Friday, May 21, 2010

Reply-Wind...(A)

I like that previous piece very much. Often with the kids when I find the pressure mounting I think of the future as the past, i.e., the memories I'm making right now. And surely it is enough to stop me from my petty concerns and frustrations and remember to be more loving and let the little things slide.

Your evocation of childhood summers in Maine is beautiful, I wish i had something equally evocative to share but I think as a kid I lived so much inside my own head in fantasies and books. I didn't have a lot of friends and the ones I did have were also kind of nerdy bookish types and we reveled in writing and passing notes making up jokes and stories. There is a certain sort of nostalgia for summer days, but mostly having to do with hanging out with my Dad doing something car related. It's those bonds with the now dead you're talking about too, the physicality of them finite, the memory of them ephemeral. But, if passed on, the bond is unbroken and it is almost as good as the concrete reality. But there are infinite stretches within that "almost" to be sure. Reality wants to teach you that missing someone you love that is dead is a self-indulgent nostalgia, what else can it be? I'm still trying to figure that out.

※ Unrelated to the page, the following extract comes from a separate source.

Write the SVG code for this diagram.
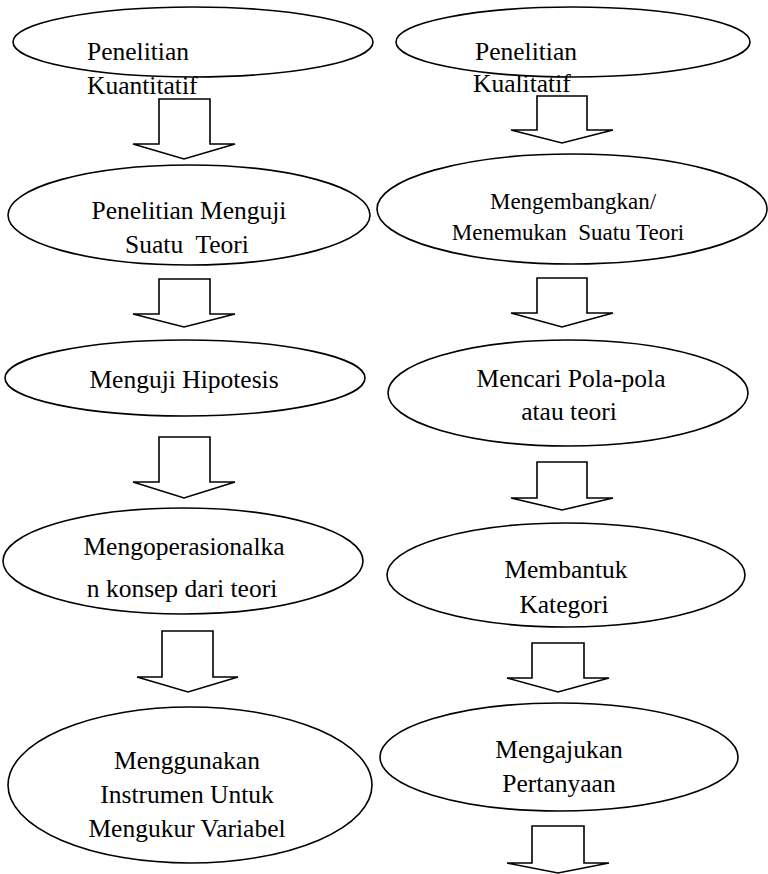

It's funny when I have memories the kind that pause you in your tracks, the kind that the wind brings to you through an open window on a summer's day, they're often of the trip I took in Europe by myself. Maybe it was reading all those Sherlock Holmes books that made the U.K. feel more like my childhood memories! (Problem is, Europe and its cultures really have nothing to do with me or my background. Paging adult identity crisis...) Anyway, I suppose we're not responsible for what speaks to us, although it's our choice whether to respond.

I don't find myself yearning for the past at all. But what I know I need to stop doing is this amorphous waiting although it's not done consciously. Living in the present sounds so simple, and I guess it is. But it feels like a struggle most times.

Alessandra-- I just found this bit of writing. I guess the time for writing comments is passed and it will only let me tag on. I think it makes sense that your Europe trip is what you pause for. I think that was your childhood. The time you let yourself be. The time when life that was swirling around you was just a backdrop to whatever you were doing in that moment. If you were a bit bound in books as a child, this was your "doing" childhood--your physical one.  I'd love to read some accounts of that time. As I suggested before, you could copy old journal in or just write a recollection.